His cheeks pulled in toward his mouth slightly more than they had in the years previously. He still couldn't grow a beard, but I could see the small lines of dark hair which had begun to come up around the sides of his face and the back of his neck. His already broad shoulders and chest had filled out handsomely, during years of lacrosse practice and construction work. His teeth had straightened; now, only the two on either side of his mouth tilted in toward the front ones, ever so slightly. He wasn't the shortest boy in our grade any longer. His body had never decided to grow tall, but he held himself straight-backed, with the appearance of height. He was about two inches taller than I was, which I considered to be an insurmountable distance.

So I sat there, on Alice Silverton's dads' reclining couch which wasn't reclined, watching as Gareth stood from the other side of it and made his way around two sets of legs, so that he was standing in front of mine. There might have been a kind of hushed, expectant silence in the room--if there was, and I thought there was, I wouldn't have been able to hear it over the beating of my heart.

And then he just, kind of... kissed me. As if it were the easiest, simplest thing he'd ever done, and he'd simply not thought about doing it before that exact moment. He leaned down and touched his lips to mine.
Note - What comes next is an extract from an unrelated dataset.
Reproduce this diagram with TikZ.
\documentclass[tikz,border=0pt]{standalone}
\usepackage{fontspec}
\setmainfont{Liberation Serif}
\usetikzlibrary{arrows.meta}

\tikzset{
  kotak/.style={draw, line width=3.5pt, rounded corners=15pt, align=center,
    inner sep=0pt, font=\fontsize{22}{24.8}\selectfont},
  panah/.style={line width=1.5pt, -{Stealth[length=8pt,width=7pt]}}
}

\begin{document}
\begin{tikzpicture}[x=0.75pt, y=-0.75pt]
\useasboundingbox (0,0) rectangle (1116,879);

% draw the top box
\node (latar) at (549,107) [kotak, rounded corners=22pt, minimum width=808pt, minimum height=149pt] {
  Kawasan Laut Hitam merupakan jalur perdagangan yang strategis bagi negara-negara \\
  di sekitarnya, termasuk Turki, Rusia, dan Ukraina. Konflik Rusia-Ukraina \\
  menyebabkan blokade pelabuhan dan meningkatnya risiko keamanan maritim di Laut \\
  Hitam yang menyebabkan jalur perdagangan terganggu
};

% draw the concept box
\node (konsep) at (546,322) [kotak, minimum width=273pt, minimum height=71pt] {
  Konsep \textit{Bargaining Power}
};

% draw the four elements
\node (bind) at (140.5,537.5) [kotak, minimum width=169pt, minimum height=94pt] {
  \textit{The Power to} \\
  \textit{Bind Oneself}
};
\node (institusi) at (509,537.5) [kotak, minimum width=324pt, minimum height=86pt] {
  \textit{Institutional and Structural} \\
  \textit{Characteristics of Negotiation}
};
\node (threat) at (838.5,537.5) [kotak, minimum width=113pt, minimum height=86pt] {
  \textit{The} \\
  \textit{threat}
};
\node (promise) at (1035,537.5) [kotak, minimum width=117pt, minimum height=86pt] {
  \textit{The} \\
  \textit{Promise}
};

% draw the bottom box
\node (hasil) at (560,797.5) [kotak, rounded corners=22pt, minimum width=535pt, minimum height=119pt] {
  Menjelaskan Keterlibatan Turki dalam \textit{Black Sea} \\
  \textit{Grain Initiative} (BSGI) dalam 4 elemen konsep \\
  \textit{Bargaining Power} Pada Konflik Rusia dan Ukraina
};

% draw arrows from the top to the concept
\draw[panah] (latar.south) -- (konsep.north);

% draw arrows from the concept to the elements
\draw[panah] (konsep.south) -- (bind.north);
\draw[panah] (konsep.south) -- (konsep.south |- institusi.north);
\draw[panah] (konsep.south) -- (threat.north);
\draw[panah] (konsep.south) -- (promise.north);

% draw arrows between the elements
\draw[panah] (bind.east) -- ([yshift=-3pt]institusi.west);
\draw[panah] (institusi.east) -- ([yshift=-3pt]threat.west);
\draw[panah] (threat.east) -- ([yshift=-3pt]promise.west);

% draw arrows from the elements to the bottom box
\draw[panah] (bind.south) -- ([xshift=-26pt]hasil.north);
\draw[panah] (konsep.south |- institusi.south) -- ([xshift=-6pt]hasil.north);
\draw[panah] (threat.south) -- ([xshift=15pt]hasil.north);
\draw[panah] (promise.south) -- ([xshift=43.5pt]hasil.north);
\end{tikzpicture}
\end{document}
My chest wanted to collapse in on itself, but it couldn't, because the kiss was just that. A kiss between friends. Barely more than a brushing of our lips.

I'm not sure why I chose to reach up and take his head in my hands; I've turned it over and over and over in my head, for the entire night after the small party and in the eleven years since then. It wasn't bravery, I don't think. I just did it, because he was already kissing me, and because we had stared at one another for a moment before it happened, and because... well, because I wanted to. Taking his head in my hands, I tilted my head slightly and pressed our mouths together. He let it go on for a couple of seconds, and then he was pulling back from me, stepping away. A pair of flat dark eyes stared down at me, and a little crooked smile appeared--but something told me it wasn't quite genuine. Nobody else would have noticed. The smile was for them; his eyes were for me.

"You can't... do that."

They were the first words he'd spoken to me since we left the party, winding down the dark roads that connected Omar Drive, through a cemetery and around a couple of small fields, to Oak View Drive. Glancing over my shoulder, I can see his face in the moonlight. It makes him look even older than his already startlingly aged eighteen year-old face did; the hollows of his ears and eyes and the tops of his cheek cast in shadow. It was an almost grim expression. I wasn't afraid of him, though--I couldn't be afraid of Gareth any more than I could be afraid of myself.